The changing nature of the current publishing world has also led to more students misidentifying non-book sources as books. Most libraries today have more eBooks than they have paper volumes on the shelves. As a result, it has become more difficult for students to figure out what kinds of sources they are finding in online search listings. Students misidentify journal articles, book reviews, and encyclopedia entries as eBooks, and vice versa, as the text-entries on the screen looks similar to the untrained eye. Even after having read the text, or portions of the text, students might misidentify it. The line between eBooks and articles has also become more blurred, with eBooks now enabling the publication of shorter texts (under a hundred pages) that are still longer than a standard journal article, but shorter than a traditional book. In order to combat this problem, I tell students in this survey course to rely on the library catalog rather than GALILEO. The majority of students who misidentify sources have used GALILEO, or simply Google searches, instead of GIL. In upper level courses, I go into more detail concerning how to identify other kinds of sources.

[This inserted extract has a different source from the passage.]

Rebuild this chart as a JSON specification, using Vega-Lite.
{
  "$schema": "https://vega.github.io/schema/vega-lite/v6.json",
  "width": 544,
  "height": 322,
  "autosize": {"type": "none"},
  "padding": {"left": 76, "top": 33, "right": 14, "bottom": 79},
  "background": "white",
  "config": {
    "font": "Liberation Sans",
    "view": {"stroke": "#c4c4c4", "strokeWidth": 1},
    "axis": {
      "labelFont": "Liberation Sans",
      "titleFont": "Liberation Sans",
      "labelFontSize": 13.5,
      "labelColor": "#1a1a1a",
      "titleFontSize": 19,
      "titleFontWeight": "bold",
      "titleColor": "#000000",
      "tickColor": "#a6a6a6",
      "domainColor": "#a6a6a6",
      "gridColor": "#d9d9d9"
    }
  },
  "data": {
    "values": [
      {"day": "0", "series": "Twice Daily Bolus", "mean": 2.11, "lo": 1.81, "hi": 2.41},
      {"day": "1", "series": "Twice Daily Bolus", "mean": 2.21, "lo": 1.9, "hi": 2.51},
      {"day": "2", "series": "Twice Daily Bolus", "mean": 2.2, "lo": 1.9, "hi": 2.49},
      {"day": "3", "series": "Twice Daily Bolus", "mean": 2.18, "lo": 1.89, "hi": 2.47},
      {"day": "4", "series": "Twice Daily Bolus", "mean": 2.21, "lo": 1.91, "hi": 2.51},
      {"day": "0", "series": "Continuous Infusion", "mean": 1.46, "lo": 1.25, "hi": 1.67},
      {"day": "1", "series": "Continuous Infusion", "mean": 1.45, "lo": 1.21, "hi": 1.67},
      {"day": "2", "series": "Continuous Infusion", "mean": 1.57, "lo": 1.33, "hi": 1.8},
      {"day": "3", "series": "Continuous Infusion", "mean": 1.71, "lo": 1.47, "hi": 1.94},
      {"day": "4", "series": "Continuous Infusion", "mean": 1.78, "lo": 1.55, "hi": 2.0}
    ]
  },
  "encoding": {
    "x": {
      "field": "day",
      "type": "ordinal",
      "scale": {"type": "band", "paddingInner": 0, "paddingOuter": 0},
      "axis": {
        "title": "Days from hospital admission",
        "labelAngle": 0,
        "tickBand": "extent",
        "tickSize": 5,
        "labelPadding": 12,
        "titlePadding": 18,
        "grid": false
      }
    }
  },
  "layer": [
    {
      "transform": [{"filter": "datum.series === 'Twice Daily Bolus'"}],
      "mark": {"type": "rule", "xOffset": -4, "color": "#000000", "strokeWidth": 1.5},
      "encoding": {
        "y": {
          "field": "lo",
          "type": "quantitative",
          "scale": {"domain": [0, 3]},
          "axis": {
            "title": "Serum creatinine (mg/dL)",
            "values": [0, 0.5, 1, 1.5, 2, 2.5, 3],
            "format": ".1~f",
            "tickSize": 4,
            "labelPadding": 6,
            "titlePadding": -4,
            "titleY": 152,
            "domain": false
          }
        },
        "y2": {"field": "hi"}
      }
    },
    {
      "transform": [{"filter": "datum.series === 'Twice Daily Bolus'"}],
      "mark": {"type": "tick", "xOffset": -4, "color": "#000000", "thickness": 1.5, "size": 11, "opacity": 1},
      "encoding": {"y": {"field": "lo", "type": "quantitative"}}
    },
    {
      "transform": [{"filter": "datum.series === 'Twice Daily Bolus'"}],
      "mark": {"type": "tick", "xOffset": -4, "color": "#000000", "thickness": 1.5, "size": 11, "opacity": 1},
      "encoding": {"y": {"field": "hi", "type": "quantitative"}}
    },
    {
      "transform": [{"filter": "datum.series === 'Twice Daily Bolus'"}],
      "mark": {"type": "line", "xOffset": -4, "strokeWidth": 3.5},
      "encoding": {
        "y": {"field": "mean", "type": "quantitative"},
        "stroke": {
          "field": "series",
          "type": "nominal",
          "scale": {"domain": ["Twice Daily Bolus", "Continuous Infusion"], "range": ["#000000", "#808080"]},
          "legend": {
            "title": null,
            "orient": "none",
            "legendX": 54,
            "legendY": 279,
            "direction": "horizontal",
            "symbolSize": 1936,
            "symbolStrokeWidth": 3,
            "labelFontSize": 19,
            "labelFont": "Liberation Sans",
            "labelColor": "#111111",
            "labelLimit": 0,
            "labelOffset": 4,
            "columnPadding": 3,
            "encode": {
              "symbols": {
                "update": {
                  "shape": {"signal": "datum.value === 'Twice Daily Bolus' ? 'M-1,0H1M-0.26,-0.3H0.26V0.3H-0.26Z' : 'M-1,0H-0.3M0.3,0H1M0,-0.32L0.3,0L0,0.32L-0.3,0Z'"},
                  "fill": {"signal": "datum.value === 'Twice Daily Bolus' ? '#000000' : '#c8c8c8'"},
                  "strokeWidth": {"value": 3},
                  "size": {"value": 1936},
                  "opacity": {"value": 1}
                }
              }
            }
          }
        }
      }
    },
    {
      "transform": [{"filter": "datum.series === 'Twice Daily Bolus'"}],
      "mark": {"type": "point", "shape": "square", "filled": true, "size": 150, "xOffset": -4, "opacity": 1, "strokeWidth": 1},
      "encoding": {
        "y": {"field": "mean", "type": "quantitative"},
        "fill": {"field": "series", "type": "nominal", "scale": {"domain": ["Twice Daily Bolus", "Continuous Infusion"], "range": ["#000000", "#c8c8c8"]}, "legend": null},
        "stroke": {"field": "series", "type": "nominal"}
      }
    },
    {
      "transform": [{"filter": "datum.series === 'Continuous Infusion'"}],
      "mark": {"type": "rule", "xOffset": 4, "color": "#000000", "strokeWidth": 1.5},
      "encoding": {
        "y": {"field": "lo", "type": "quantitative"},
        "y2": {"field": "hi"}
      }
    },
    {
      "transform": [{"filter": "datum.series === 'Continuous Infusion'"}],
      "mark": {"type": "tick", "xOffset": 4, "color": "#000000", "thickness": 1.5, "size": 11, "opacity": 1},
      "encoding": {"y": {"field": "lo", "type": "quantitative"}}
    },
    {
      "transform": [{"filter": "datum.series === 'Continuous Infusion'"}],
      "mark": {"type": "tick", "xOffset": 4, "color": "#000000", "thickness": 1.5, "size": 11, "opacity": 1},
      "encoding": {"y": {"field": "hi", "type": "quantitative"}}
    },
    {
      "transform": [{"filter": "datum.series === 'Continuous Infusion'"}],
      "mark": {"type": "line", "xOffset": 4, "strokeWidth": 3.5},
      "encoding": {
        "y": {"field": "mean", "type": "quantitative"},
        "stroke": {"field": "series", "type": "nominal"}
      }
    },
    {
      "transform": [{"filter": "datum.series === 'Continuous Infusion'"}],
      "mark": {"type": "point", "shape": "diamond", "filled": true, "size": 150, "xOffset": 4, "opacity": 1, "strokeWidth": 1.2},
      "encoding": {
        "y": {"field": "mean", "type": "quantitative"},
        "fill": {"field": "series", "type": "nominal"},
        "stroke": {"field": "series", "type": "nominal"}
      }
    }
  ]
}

After these epiphanies, I now take more time to focus on the process of searching for and evaluating books: it has become a central purpose of the annotated bibliography assignment. I stress to students that they are not just doing their history course assignment, but they are also developing information literacy skills that will be useful in all classes and beyond as they move forward. I do not note all the individual steps and sub-steps down in my written instructions. I have learned that if written instructions are too long, students tend to get overwhelmed and ignore them. I do, however, go over and model all these steps in class and in individual student meetings during office hours.

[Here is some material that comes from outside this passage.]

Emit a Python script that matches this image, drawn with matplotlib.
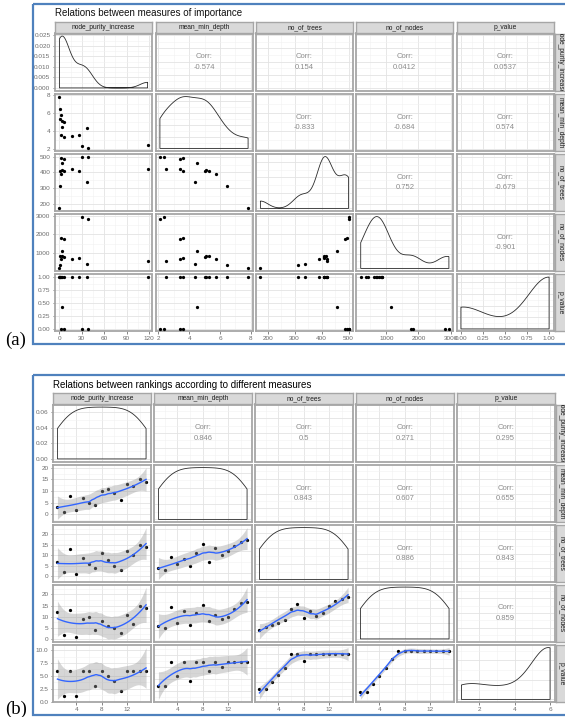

As long as they meet the minimum requirement regarding books, students can also add any other kinds of sources, as long as they are reliable. Usually, students are drawn to various websites, because they are used to gathering information through simple Google searches. As a consequence, we also have a discussion about how to evaluate websites. We look at examples to see who created the content; what category of website it is; what the web address can tell us; whether or not it lists references, and, if so, what kinds of references; what the potential biases for the site could be; etc. I break down the various parts of a Wikipedia article, including references, page discussions, and editorial histories. I find that I spend more and more time on this portion of the process, even though it is tangential to the particular assignment, because this is how students generally search for information. If they learn about information literacy in enough places, from enough instructors, and in enough courses, I hope it will become something that students recognize as important across all fields.

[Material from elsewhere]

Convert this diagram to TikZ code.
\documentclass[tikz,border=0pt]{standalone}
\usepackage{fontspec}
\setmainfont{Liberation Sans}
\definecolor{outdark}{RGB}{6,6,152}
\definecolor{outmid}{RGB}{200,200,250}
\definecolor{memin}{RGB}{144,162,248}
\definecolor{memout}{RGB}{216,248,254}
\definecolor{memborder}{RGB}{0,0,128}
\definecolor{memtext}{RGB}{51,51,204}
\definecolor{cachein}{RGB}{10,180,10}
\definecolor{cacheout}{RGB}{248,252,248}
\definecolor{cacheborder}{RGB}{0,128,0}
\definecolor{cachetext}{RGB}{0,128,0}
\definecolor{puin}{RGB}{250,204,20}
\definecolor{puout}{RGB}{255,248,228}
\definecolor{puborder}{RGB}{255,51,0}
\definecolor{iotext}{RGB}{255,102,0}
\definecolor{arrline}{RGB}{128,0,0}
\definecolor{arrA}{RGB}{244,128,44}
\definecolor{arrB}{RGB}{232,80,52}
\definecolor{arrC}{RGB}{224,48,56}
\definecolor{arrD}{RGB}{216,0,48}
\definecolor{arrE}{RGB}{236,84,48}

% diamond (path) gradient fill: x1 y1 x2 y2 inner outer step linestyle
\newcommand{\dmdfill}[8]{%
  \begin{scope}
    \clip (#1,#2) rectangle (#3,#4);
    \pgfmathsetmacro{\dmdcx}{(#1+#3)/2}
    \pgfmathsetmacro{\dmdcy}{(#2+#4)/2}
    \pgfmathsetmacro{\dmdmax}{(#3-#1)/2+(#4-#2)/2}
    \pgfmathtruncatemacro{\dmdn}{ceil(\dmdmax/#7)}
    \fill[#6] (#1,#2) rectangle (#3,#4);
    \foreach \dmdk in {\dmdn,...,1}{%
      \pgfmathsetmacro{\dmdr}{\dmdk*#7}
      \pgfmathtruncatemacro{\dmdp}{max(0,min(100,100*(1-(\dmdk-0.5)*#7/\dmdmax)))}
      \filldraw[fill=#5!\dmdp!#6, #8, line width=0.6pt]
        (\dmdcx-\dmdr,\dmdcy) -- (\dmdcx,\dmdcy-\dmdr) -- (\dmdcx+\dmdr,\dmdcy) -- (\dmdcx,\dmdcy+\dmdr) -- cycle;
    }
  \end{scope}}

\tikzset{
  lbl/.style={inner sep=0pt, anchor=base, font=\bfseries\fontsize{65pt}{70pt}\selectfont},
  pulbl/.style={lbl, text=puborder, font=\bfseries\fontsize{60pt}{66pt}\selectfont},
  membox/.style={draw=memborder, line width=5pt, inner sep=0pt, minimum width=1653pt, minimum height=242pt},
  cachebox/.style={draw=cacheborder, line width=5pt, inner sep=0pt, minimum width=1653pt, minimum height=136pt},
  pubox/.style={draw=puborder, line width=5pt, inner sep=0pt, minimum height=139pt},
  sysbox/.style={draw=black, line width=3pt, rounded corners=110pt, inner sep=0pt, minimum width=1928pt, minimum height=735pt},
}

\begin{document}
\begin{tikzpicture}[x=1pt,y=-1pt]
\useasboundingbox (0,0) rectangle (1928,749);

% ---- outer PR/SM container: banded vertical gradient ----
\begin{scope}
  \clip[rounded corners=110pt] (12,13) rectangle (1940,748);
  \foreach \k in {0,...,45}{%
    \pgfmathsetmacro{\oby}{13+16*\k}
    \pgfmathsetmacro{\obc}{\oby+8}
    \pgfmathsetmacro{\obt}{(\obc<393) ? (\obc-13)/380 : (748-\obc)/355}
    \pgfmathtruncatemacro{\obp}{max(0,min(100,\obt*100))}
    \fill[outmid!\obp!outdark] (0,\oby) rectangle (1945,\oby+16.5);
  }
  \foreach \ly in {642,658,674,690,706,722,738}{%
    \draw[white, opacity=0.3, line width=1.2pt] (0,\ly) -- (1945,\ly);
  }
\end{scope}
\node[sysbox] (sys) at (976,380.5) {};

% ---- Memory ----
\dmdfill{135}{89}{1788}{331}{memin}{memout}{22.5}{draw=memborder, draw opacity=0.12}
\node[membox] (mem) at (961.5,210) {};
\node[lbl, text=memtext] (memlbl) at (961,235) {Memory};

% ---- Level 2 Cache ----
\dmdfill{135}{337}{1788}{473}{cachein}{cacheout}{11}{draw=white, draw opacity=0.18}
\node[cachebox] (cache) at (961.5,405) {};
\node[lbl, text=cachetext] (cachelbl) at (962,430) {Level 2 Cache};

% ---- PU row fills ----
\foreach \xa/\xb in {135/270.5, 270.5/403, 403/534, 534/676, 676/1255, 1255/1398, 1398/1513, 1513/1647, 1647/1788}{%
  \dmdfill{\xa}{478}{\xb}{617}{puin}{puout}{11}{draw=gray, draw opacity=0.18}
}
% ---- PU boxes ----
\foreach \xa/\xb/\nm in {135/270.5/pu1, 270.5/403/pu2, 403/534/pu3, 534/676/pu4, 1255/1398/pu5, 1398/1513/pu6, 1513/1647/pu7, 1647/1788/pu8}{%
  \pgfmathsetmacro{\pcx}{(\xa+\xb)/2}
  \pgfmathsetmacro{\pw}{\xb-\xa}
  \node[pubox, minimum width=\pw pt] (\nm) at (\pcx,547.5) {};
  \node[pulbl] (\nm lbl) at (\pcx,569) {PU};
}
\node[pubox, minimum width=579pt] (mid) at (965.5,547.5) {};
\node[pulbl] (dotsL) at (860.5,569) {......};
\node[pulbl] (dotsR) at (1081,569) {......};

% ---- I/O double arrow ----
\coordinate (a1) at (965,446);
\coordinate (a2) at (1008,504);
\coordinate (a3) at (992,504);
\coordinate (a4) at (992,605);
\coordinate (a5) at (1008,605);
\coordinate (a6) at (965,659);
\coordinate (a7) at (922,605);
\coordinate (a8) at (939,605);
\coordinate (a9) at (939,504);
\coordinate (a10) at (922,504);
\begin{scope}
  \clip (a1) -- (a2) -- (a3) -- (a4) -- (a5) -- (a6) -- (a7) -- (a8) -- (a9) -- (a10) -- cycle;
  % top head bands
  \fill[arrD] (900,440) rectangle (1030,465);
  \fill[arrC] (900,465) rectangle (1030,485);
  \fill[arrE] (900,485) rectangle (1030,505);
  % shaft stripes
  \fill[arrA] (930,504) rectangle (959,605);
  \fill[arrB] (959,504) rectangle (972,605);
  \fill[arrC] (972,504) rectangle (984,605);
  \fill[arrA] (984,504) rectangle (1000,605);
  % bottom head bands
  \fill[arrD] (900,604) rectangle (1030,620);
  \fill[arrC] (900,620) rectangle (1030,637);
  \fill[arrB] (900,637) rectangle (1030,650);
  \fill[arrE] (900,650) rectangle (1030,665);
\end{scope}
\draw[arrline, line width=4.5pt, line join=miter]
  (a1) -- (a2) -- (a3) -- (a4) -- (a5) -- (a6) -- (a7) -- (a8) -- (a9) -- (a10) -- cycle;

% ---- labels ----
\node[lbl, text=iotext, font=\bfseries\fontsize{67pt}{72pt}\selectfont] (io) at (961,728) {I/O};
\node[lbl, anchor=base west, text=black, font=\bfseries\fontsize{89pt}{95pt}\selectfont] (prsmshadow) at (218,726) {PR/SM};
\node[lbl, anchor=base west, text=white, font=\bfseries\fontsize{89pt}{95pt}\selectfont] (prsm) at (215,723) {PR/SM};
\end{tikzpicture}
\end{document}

Significantly, teaching information literacy does not mean forgoing content. We focus much on skills these days, and we cut out content to make more room for it in our classes. It is of course impossible to do everything in a course: we do have to make difficult choices all the time regarding what to include. I have overheard students say (although none have dared say it to my face yet) that it is pointless to learn content, because if they ever need to know particular historical information, they can simply look it up. It is true that you have access to much information, but without sufficient content knowledge, you will not know how to phrase your search. Students actually learn this pretty quickly in the assignment: without at least some content knowledge, they do not know which search terms to use, and they get stuck at the very beginning of the research process. For instructors, the trick, as always, is to find that unicorn that is the correct balance between content and skills-based teaching. If I ever catch that one-horned beast, I will let you know.